A few days before Christmas 2001, a group of young ladies who called themselves singers, dancers or artistes came to Guyana to perform their skills to entertain Guyanese. Before the group arrived, the kind of singing and dancing they were coming to give to the Guyanese people was advertised on nearly all of our television stations, in the most vulgar form, on many programmes, while the children were at home from school and glued to their television, and their parents were at work. I was very concerned about the dancing by this group and the impression it would leave on our children. I did not have to wait long to have my fears realized, as Christmas came and at all the parties held for underprivileged children, the children performed the same kind of dirty dancing. What bothered me most was that the group came to Guyana and took away some more of our scarce foreign currency and left that kind of garbage with our babies to grow up with.

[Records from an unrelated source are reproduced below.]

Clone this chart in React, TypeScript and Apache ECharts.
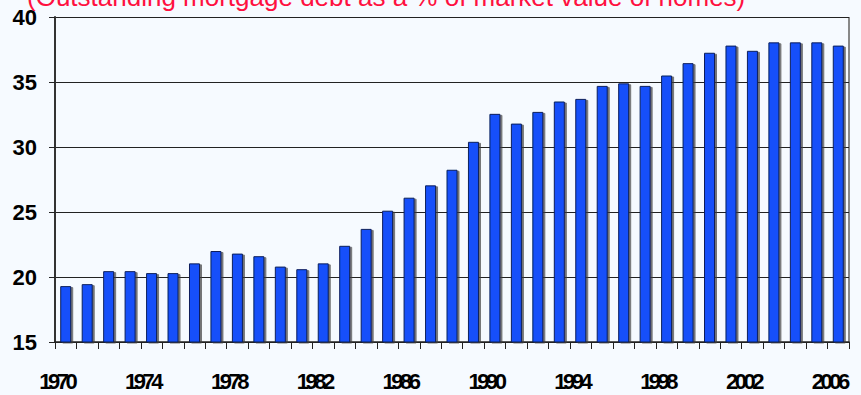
import React, { useEffect, useRef } from "react";
import * as echarts from "echarts";

// Mortgage debt as a share of home market value, 1970–2006
const years: string[] = [
  "1970", "1971", "1972", "1973", "1974", "1975", "1976", "1977", "1978", "1979",
  "1980", "1981", "1982", "1983", "1984", "1985", "1986", "1987", "1988", "1989",
  "1990", "1991", "1992", "1993", "1994", "1995", "1996", "1997", "1998", "1999",
  "2000", "2001", "2002", "2003", "2004", "2005", "2006",
];

const debtShare: number[] = [
  19.3, 19.45, 20.45, 20.45, 20.3, 20.3, 21.05, 22.0, 21.8, 21.6,
  20.8, 20.6, 21.05, 22.4, 23.7, 25.1, 26.1, 27.05, 28.25, 30.4,
  32.55, 31.8, 32.7, 33.5, 33.7, 34.7, 34.9, 34.7, 35.5, 36.45,
  37.25, 37.8, 37.4, 38.05, 38.05, 38.05, 37.8,
];

const yMin = 15;
const yMax = 40;
const yStep = 5;

const subtitle = "(Outstanding mortgage debt as a % of market value of homes)";

// Year labels are set tight, with the digits squeezed together
const YEAR_FONT = "YearTight, Liberation Sans, Arial, sans-serif";

export default function App() {
  const ref = useRef<HTMLDivElement>(null);

  useEffect(() => {
    if (!ref.current) return;
    document.body.style.margin = "0";
    const css = document.createElement("style");
    css.textContent = 'text[style*="YearTight"]{letter-spacing:-3.5px;}';
    document.head.appendChild(css);

    const chart = echarts.init(ref.current, null, { renderer: "svg" });
    chart.setOption({
      animation: false,
      backgroundColor: "#F6FAFF",
      title: {
        text: subtitle,
        left: 27,
        top: -16,
        padding: 0,
        textStyle: {
          color: "#FF1040",
          fontFamily: "Liberation Sans, Arial, sans-serif",
          fontWeight: "normal",
          fontSize: 26,
        },
      },
      grid: { left: 55, right: 12, top: 17, bottom: 53 },
      xAxis: {
        type: "category",
        data: years,
        boundaryGap: true,
        axisLine: { lineStyle: { color: "#222", width: 1.5 } },
        axisTick: { show: true, interval: 0, length: 7, lineStyle: { color: "#222" } },
        axisLabel: {
          interval: 3,
          margin: 28,
          padding: [0, 18, 0, 0],
          color: "#000",
          fontFamily: YEAR_FONT,
          fontWeight: "bold",
          fontSize: 22,
        },
      },
      yAxis: {
        type: "value",
        min: yMin,
        max: yMax,
        interval: yStep,
        axisLine: { show: true, lineStyle: { color: "#333", width: 2 } },
        axisTick: { show: true, length: 6, lineStyle: { color: "#222" } },
        axisLabel: {
          margin: 18,
          color: "#000",
          fontFamily: "Liberation Sans, Arial, sans-serif",
          fontWeight: "bold",
          fontSize: 22,
        },
        splitLine: { show: true, lineStyle: { color: "#222", width: 1 } },
      },
      series: [
        {
          type: "bar",
          data: debtShare,
          barWidth: 11,
          itemStyle: {
            color: "#1450FA",
            borderColor: "#0A1F5C",
            borderWidth: 1,
            shadowColor: "rgba(60,60,60,0.7)",
            shadowOffsetX: 2,
            shadowOffsetY: 1,
            shadowBlur: 0,
          },
        },
      ],
      graphic: [
        // right-hand frame of the plot area
        {
          type: "line",
          shape: { x1: 849, y1: 17, x2: 849, y2: 342 },
          style: { stroke: "#888", lineWidth: 2 },
        },
      ],
    });
    return () => {
      chart.dispose();
      css.remove();
    };
  }, []);

  return <div ref={ref} style={{ width: 861, height: 395 }} />;
}
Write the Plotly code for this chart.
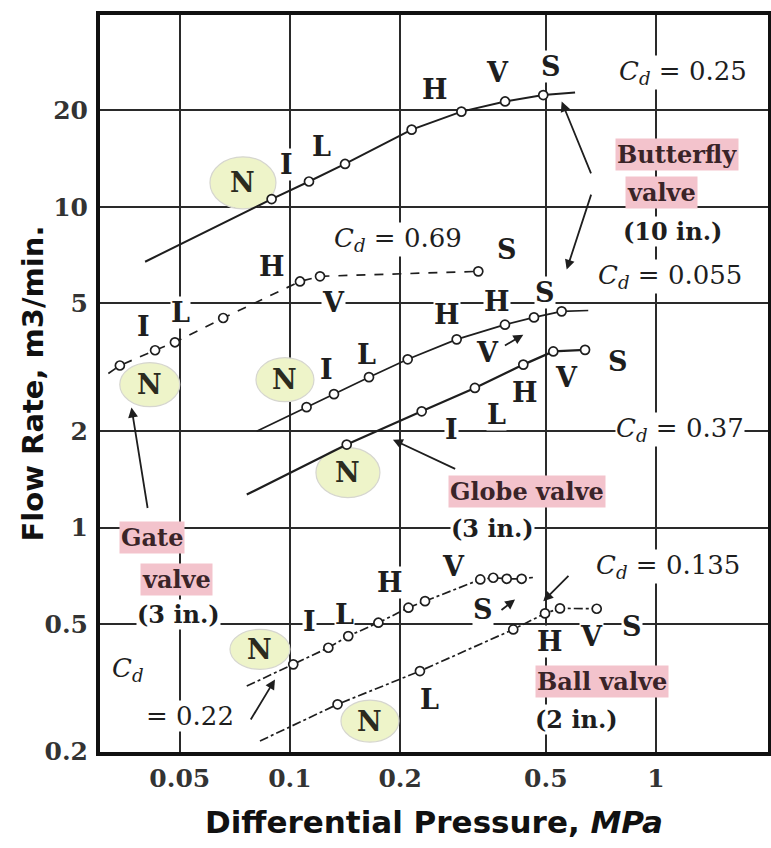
import numpy as np
import plotly.graph_objects as go

# ---------------- data (differential pressure MPa, flow rate m3/min) ----------------
# pt flag: 1 = measured point drawn as open circle, 0 = only the extent of the drawn line
cd025_dp = [0.0402, 0.0891, 0.1127, 0.1414, 0.215, 0.294, 0.387, 0.492, 0.601]
cd025_q = [6.74, 10.57, 11.99, 13.6, 17.4, 19.8, 21.3, 22.3, 22.7]
cd025_pt = [0, 1, 1, 1, 1, 1, 1, 1, 0]

cd069_dp = [0.0319, 0.0343, 0.0428, 0.0485, 0.0657, 0.1065, 0.1208, 0.327]
cd069_q = [3.02, 3.20, 3.57, 3.78, 4.50, 5.85, 6.07, 6.29]
cd069_pt = [0, 1, 1, 1, 1, 1, 1, 1]

cd0055_dp = [0.0811, 0.1110, 0.1319, 0.1644, 0.2097, 0.2854, 0.3867, 0.4642, 0.5524, 0.653]
cd0055_q = [1.995, 2.373, 2.605, 2.943, 3.345, 3.86, 4.29, 4.52, 4.72, 4.75]
cd0055_pt = [0, 1, 1, 1, 1, 1, 1, 1, 1, 0]

cd037_dp = [0.0762, 0.1429, 0.229, 0.320, 0.434, 0.524, 0.640]
cd037_q = [1.267, 1.814, 2.303, 2.724, 3.22, 3.54, 3.58]
cd037_pt = [0, 1, 1, 1, 1, 1, 1]

cd022_dp = [0.0762, 0.1021, 0.1273, 0.1443, 0.1744, 0.2107, 0.2339, 0.3311, 0.3592, 0.391, 0.4295, 0.461]
cd022_q = [0.3203, 0.3743, 0.4218, 0.4585, 0.5048, 0.5623, 0.5894, 0.6887, 0.6972, 0.692, 0.692, 0.6985]
cd022_pt = [0, 1, 1, 1, 1, 1, 1, 1, 1, 1, 1, 0]

cd0135_dp = [0.0828, 0.1349, 0.2265, 0.4074, 0.4975, 0.5466, 0.6887]
cd0135_q = [0.2159, 0.2810, 0.3567, 0.481, 0.5397, 0.5595, 0.558]
cd0135_pt = [0, 1, 1, 1, 1, 1, 1]

x_ticks = [0.05, 0.1, 0.2, 0.5, 1]
x_ticktext = ["0.05", "0.1", "0.2", "0.5", "1"]
y_ticks = [0.2, 0.5, 1, 2, 5, 10, 20]
y_ticktext = ["0.2", "0.5", "1", "2", "5", "10", "20"]

# opening-position letters (text, dp, q)
letter_labels = [
    ("I", 0.0981, 13.52), ("L", 0.1223, 15.38), ("H", 0.2489, 23.14), ("V", 0.37, 26.15), ("S", 0.518, 27.3),
    ("I", 0.0397, 4.23), ("L", 0.0501, 4.68), ("H", 0.0891, 6.52), ("V", 0.1311, 5.02), ("S", 0.391, 7.35),
    ("I", 0.126, 3.10), ("L", 0.1621, 3.46), ("H", 0.268, 4.61), ("H", 0.3672, 5.07), ("S", 0.4975, 5.40),
    ("V", 0.3475, 3.51),
    ("I", 0.2766, 2.02), ("L", 0.3672, 2.249), ("H", 0.4387, 2.634), ("V", 0.5702, 2.93), ("S", 0.787, 3.29),
    ("I", 0.1134, 0.5105), ("L", 0.1413, 0.536), ("H", 0.1876, 0.672), ("V", 0.2789, 0.758), ("S", 0.3366, 0.555),
    ("L", 0.2413, 0.291), ("H", 0.513, 0.4425), ("V", 0.667, 0.4585), ("S", 0.8585, 0.4925),
]
# "N" labels with highlighted ellipse (dp, q, ellipse width px, height px)
n_labels = [
    (0.0744, 11.88, 66, 52), (0.0414, 2.79, 60, 44), (0.0969, 2.89, 58, 44),
    (0.144, 1.483, 64, 50), (0.0828, 0.417, 60, 40), (0.1654, 0.2492, 58, 42),
]
cd_labels = [("0.25", 1.185, 26.15), ("0.69", 0.1973, 7.89), ("0.055", 1.092, 6.05),
             ("0.37", 1.163, 2.02), ("0.135", 1.079, 0.7545)]
pink_labels = [("Butterfly", 1.141, 14.52), ("valve", 1.038, 11.06), ("Gate", 0.042, 0.931),
               ("valve", 0.0491, 0.689), ("Globe valve", 0.444, 1.295), ("Ball valve", 0.712, 0.331)]
plain_labels = [("(10 in.)", 1.11, 8.36), ("(3 in.)", 0.0495, 0.536), ("(3 in.)", 0.3565, 0.99),
                ("(2 in.)", 0.608, 0.2523)]
# pointer arrows: (head dp, head q, tail dp, tail q)
arrows = [
    (0.5525, 21.28, 0.667, 12.58), (0.5702, 6.37, 0.667, 11.03), (0.0369, 2.365, 0.0409, 1.138),
    (0.1911, 1.879, 0.2854, 1.516), (0.434, 3.99, 0.383, 3.67), (0.412, 0.5967, 0.3748, 0.5485),
    (0.0910, 0.336, 0.0777, 0.2492), (0.492, 0.589, 0.582, 0.714),
]

INK = "#1e1e1e"
SERIF = "DejaVu Serif"
W, H = 771, 848
M = dict(l=100, r=3, t=15, b=96)
XR = [-1.519, 0.306]
YR = [-0.70, 1.598]
px_per_dec_x = (W - M["l"] - M["r"]) / (XR[1] - XR[0])
px_per_dec_y = (H - M["t"] - M["b"]) / (YR[1] - YR[0])

fig = go.Figure()
series = [
    (cd025_dp, cd025_q, cd025_pt, "solid", 2.0),
    (cd069_dp, cd069_q, cd069_pt, "dash", 1.7),
    (cd0055_dp, cd0055_q, cd0055_pt, "solid", 1.7),
    (cd037_dp, cd037_q, cd037_pt, "solid", 2.2),
    (cd022_dp, cd022_q, cd022_pt, "dashdot", 1.7),
    (cd0135_dp, cd0135_q, cd0135_pt, "dashdot", 1.7),
]
for dp, q, pt, dash, w in series:
    fig.add_trace(go.Scatter(x=dp, y=q, mode="lines", line=dict(color=INK, width=w, dash=dash),
                             hoverinfo="skip", showlegend=False))
    mx = [a for a, f in zip(dp, pt) if f]
    my = [b for b, f in zip(q, pt) if f]
    fig.add_trace(go.Scatter(x=mx, y=my, mode="markers",
                             marker=dict(symbol="circle", size=9, color="white",
                                         line=dict(color=INK, width=1.7)),
                             showlegend=False))

L = np.log10
annotations = []
for t, x, y in letter_labels:
    annotations.append(dict(text=t, x=L(x), y=L(y), showarrow=False, bgcolor="white", borderpad=0,
                            font=dict(family=SERIF, size=27, color=INK, weight="bold")))
shapes = []
for x, y, w, h in n_labels:
    fx = 10 ** (w / 2 / px_per_dec_x)
    fy = 10 ** (h / 2 / px_per_dec_y)
    shapes.append(dict(type="circle", layer="between", xref="x", yref="y",
                       x0=x / fx, x1=x * fx, y0=y / fy, y1=y * fy,
                       fillcolor="#eef4c9", line=dict(color="#d6d6cf", width=1.2)))
    annotations.append(dict(text="N", x=L(x), y=L(y), showarrow=False,
                            font=dict(family=SERIF, size=27, color="#2b2b1e", weight="bold")))
for v, x, y in cd_labels:
    annotations.append(dict(text="<i>C<sub>d</sub></i> = " + v, x=L(x), y=L(y), showarrow=False,
                            bgcolor="white", borderpad=0,
                            font=dict(family=SERIF, size=26, color=INK)))
annotations.append(dict(text="<i>C<sub>d</sub></i>", x=L(0.0361), y=L(0.361), showarrow=False,
                        bgcolor="white", borderpad=0, font=dict(family=SERIF, size=26, color=INK)))
annotations.append(dict(text="= 0.22", x=L(0.0533), y=L(0.2577), showarrow=False,
                        bgcolor="white", borderpad=0, font=dict(family=SERIF, size=26, color=INK)))
for t, x, y in pink_labels:
    annotations.append(dict(text=t, x=L(x), y=L(y), showarrow=False, bgcolor="#f3c3cc", borderpad=1,
                            font=dict(family=SERIF, size=24, color="#3a2428", weight="bold")))
for t, x, y in plain_labels:
    annotations.append(dict(text=t, x=L(x), y=L(y), showarrow=False, bgcolor="white", borderpad=0,
                            font=dict(family=SERIF, size=24, color=INK, weight="bold")))
for hx, hy, tx, ty in arrows:
    annotations.append(dict(text="", x=L(hx), y=L(hy), ax=L(tx), ay=L(ty), axref="x", ayref="y",
                            showarrow=True, arrowhead=2, arrowsize=1.1, arrowwidth=1.8,
                            arrowcolor=INK, standoff=0, startstandoff=0))
# y-axis title placed as a rotated annotation
annotations.append(dict(text="Flow Rate, m3/min.", xref="paper", yref="paper",
                        x=(32 - M["l"]) / (W - M["l"] - M["r"]), y=0.5, xanchor="center", yanchor="middle",
                        textangle=-90, showarrow=False,
                        font=dict(family="DejaVu Sans", size=29, color="#111111", weight="bold")))

fig.update_layout(
    width=W, height=H, margin=M,
    paper_bgcolor="white", plot_bgcolor="white",
    shapes=shapes, annotations=annotations, showlegend=False,
)
fig.update_xaxes(
    type="log", range=XR, tickvals=x_ticks, ticktext=x_ticktext,
    showgrid=True, gridcolor="#2a2a2a", gridwidth=2, zeroline=False,
    showline=True, linecolor="#111111", linewidth=4, mirror=True, ticks="",
    ticklabelstandoff=1,
    tickfont=dict(family=SERIF, size=25, color="#333333", weight="bold"),
    title=dict(text="Differential Pressure, <i>MPa</i>", standoff=20,
               font=dict(family="DejaVu Sans", size=31, color="#111111", weight="bold")),
    automargin=False,
)
fig.update_yaxes(
    type="log", range=YR, tickvals=y_ticks, ticktext=y_ticktext,
    showgrid=True, gridcolor="#2a2a2a", gridwidth=2, zeroline=False,
    showline=True, linecolor="#111111", linewidth=4, mirror=True, ticks="",
    ticklabelstandoff=3,
    tickfont=dict(family=SERIF, size=25, color="#333333", weight="bold"),
    automargin=False,
)

fig.write_html("out.html")
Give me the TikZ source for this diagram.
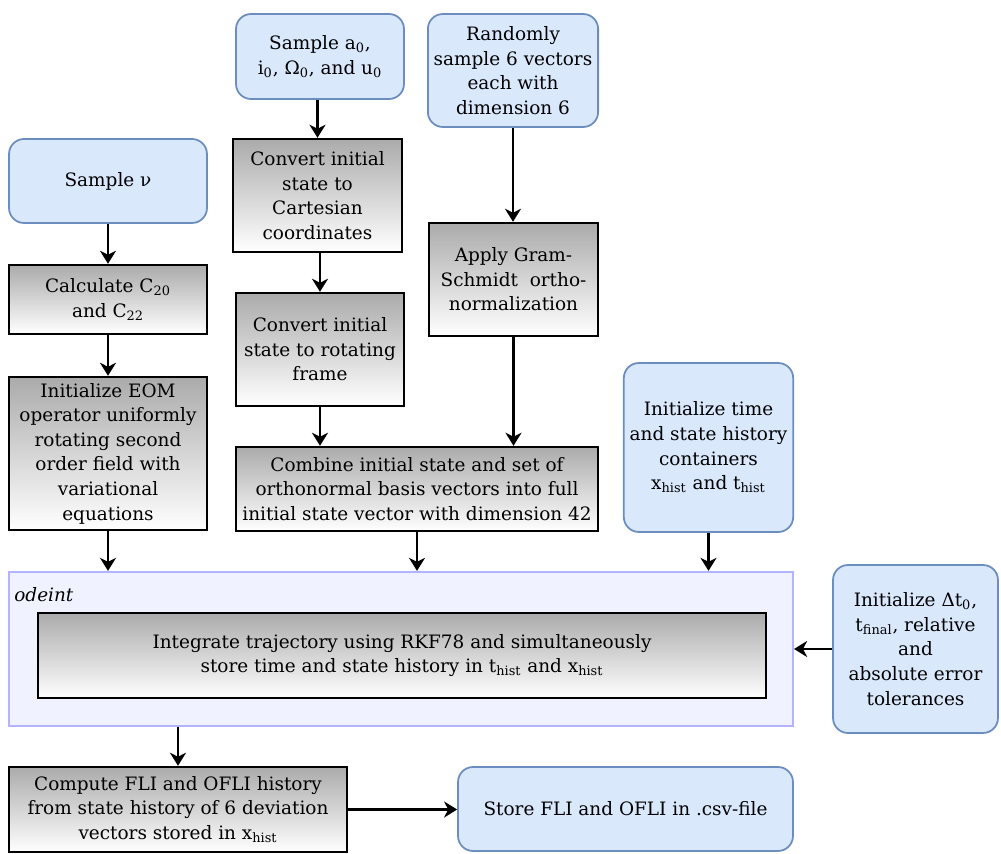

I expect to be criticized by many for writing this letter, but as a parent I could not sit idly by and see our children badly led and say nothing. The leader said I love Guyana and the Guyanese people and we want to come back next year and every year. Will somebody please show me the art in those performances? Maybe I am too old to see it. What happened to shows with the Mighty Sparrow, Bob Marley and the great Michael Jackson?

By the time this letter is published schools will be reopened after the Christmas holidays and the teachers will be given the hard task of getting that chaff out of the children' s head and replacing it with useful knowledge which will be beneficial for their future. Thank God for teachers.